* [Dataset excerpt]
════

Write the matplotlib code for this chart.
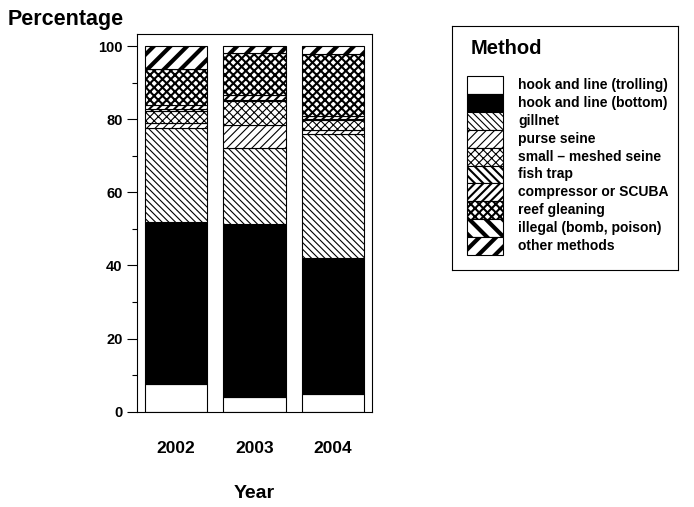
import matplotlib.pyplot as plt
import numpy as np
from matplotlib.patches import Rectangle

plt.rcParams['font.family'] = ['Liberation Sans', 'DejaVu Sans']

years = ['2002', '2003', '2004']
methods = ['hook and line (trolling)', 'hook and line (bottom)', 'gillnet',
           'purse seine', 'small \u2013 meshed seine', 'fish trap',
           'compressor or SCUBA', 'reef gleaning', 'illegal (bomb, poison)',
           'other methods']

# percent of catch by method, one value per year
trolling = [7.6, 4.1, 4.75]
bottom = [44.3, 47.2, 37.15]
gillnet = [25.8, 20.7, 34.0]
purse_seine = [1.3, 6.3, 1.2]
small_mesh = [3.2, 6.6, 2.7]
fish_trap = [0.7, 0.3, 0.3]
compressor = [1.1, 1.5, 0.8]
reef_gleaning = [9.8, 11.4, 17.0]
illegal = [0.0, 0.0, 0.0]
other = [6.2, 1.9, 2.1]

series = [trolling, bottom, gillnet, purse_seine, small_mesh, fish_trap,
          compressor, reef_gleaning, illegal, other]

# (fill, hatch, hatch line width) for each method
styles = [
    ('white', '', 1.0),
    ('black', '', 1.0),
    ('white', '\\' * 5, 0.8),
    ('white', '/' * 4, 0.8),
    ('white', 'x' * 4, 0.8),
    ('white', '\\' * 4, 1.5),
    ('white', '/' * 4, 1.5),
    ('white', 'x' * 4, 1.5),
    ('white', '\\' * 2, 3.0),
    ('white', '/' * 2, 3.0),
]


def style_patch(p, hatch_lw):
    if hasattr(p, 'set_hatch_linewidth'):
        p.set_hatch_linewidth(hatch_lw)


fig = plt.figure(figsize=(6.94, 5.07), dpi=100)
ax = fig.add_axes([137 / 694, 1 - 411.7 / 507, 235 / 694, 377.7 / 507])

x = np.arange(len(years))
base = np.zeros(len(years))
for vals, (fc, hatch, hlw) in zip(series, styles):
    bars = ax.bar(x, vals, width=0.8, bottom=base, color=fc, hatch=hatch,
                  edgecolor='black', linewidth=0.8)
    for p in bars:
        style_patch(p, hlw)
    base = base + np.array(vals)

ax.set_xlim(-0.5, 2.5)
ax.set_ylim(0, 103.3)
ax.set_xticks(x)
ax.set_xticklabels(years, fontsize=12.5, fontweight='bold')
ax.tick_params(axis='x', length=0, pad=21)
ax.set_yticks(np.arange(0, 101, 20))
ax.set_yticks(np.arange(10, 100, 20), minor=True)
ax.tick_params(axis='y', which='major', length=7, width=0.8, labelsize=10.5)
ax.tick_params(axis='y', which='minor', length=3.5, width=0.8)
for lbl in ax.get_yticklabels():
    lbl.set_fontweight('bold')
for s in ax.spines.values():
    s.set_linewidth(0.8)

fig.text(8 / 694, 1 - 20 / 507, 'Percentage', fontsize=15.5, fontweight='bold',
         ha='left', va='center')
fig.text(254.5 / 694, 1 - 493 / 507, 'Year', fontsize=14, fontweight='bold',
         ha='center', va='center')

# legend box, laid out in pixel units
lax = fig.add_axes([452 / 694, 1 - 270 / 507, 226 / 694, 244 / 507])
lax.set_xlim(0, 226)
lax.set_ylim(244, 0)
lax.set_xticks([])
lax.set_yticks([])
for s in lax.spines.values():
    s.set_linewidth(0.8)
lax.text(19, 22, 'Method', fontsize=14.5, fontweight='bold', va='center')
row_h = 17.9
for i, (name, (fc, hatch, hlw)) in enumerate(zip(methods, styles)):
    r = Rectangle((15, 50 + i * row_h), 36, row_h, facecolor=fc, hatch=hatch,
                  edgecolor='black', linewidth=0.8)
    style_patch(r, hlw)
    lax.add_patch(r)
    lax.text(66, 50 + (i + 0.5) * row_h, name, fontsize=10, fontweight='bold',
             va='center')

fig.savefig('out.png', dpi=100)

════

* [Required task]
From the material above, copy each line that includes the word "matplotlib".

* [Solved exercise]
Write the matplotlib code for this chart.
import matplotlib.pyplot as plt
from matplotlib.patches import Rectangle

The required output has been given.